SOUTHAMPTON, N.Y. – Over the first three days of U.S. Open week, USGA officials escorted 11 different professionals to the media center at Shinnecock Hills for pre-tournament interviews. Ten of them have won majors.
The outlier was Rickie Fowler.
Fowler boasts a decorated resumé, and his fan appeal extends beyond perhaps all of the other 10 players outside of Tiger Woods and Phil Mickelson. But the glaring hole in his credentials lingers, and it’s the reason why he’s still fielding questions that Justin Rose, Jason Day and Dustin Johnson all stopped answering years ago.
So the attention once again focuses on one of the game’s most visible stars with a simple query in play: is this finally the week that Fowler takes center stage after serving a supporting role in so many other recent major celebrations?
Whatever expectations exist for Fowler to earn a breakthrough victory, whatever grip he has on the unenviable title of best player still without a major, were heightened and strengthened by his runner-up performance at the Masters. Not all close calls measure the same, but Fowler’s steely glare coming down the stretch at Augusta National, and his nearly flawless shot-making with the pressure at its peak, were notable even though he came up one shot short of Patrick Reed.
“I left there knowing that I could go win a major championship,” Fowler said. “It was just fun to actually step up and execute. That kind of solidified and validated my actual belief of what I can go do.”
That same belief is quite prevalent among Fowler’s peers, who by and large hold his prospects in high regard. Rory McIlroy was responsible for one of Fowler’s most notable near-misses, edging him out in the gloaming four years ago at Valhalla, and he didn’t hesitate to submit a projection that Fowler will eventually win majors – plural.
“There’s so much more to winning a golf tournament than just playing well. Your timing has to be right. Things have to happen at the right time,” McIlroy said. “The more times Rickie puts himself in position, the better his chances are of winning one. But I think everyone in this room would be really surprised if he wasn’t to go on and win at least more than one major in his career.”
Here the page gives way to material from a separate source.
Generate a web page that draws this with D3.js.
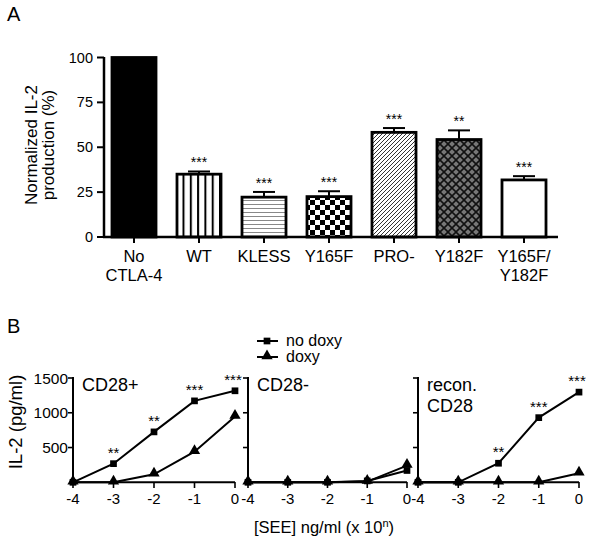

Still months shy of his 30th birthday, Fowler hasn’t lacked for chances. He has already racked up eight top-5 finishes in majors, the fourth-most ever among players without a win and only three behind Lee Westwood on a list that amounts to a backhanded compliment. Seven of those results have come over the last 17 majors, starting with his clean sweep of close calls in 2014 and culminating with his most recent runner-up in Augusta.
Knowing that the inevitable questions are still heading his way, Fowler fields them with aplomb. He notes that time is on his side, given that Phil Mickelson won all five majors after turning 34, and he cites his 2015 Players Championship victory as an instance where he “basically won a major.”
But the heat of the spotlight is undeniable. Fowler is largely viewed as the best player still in search of a maiden major, and barring a win or a significant run from the likes of Jon Rahm and Hideki Matsuyama, he’ll continue to bear that burden every time he tees it up in the four biggest events.
It likely wasn’t by design, but there’s some symmetry in the joint decision by Fowler and Mickelson to head off-property for their practice Tuesday, eschewing the tournament circus for a round together at Friar’s Head far from any camera lens or microphone.
Mickelson is trying to shake things up to somehow snag the title that has eluded him the most. Fowler is doing so in an effort to snag, well, any of them.
“We all know I’m good enough to win. I know I’m good enough to win,” Fowler said. “Being prepared and making it happen that specific week, there’s been a few guys that have been very good at that – Jack, Tiger. Phil didn’t get his first for a while, so there’s still hope. I’m not too worried about it.”
It’s a similar attitude to the one he offered a year ago at Erin Hills, when he grabbed the early lead with an opening-round 65 and contended deep into the final round. But amid the sprawling Wisconsin landscape, as has been the case so many times before, he couldn’t come up with the necessary shots while another player stepped up at the exact right moment.
He returns to the U.S. Open a year older, perhaps a little wiser and with a newly-minted fiancée by his side. He also has fresh in his mind the memories of the latest instance where major glory extended just beyond his grasp, and he’s keen to ensure that this is the last time he has to answer questions about when it will finally happen.
“We’ll get it done,” he said. “And once we get our first, it’s definitely not going to be the last.”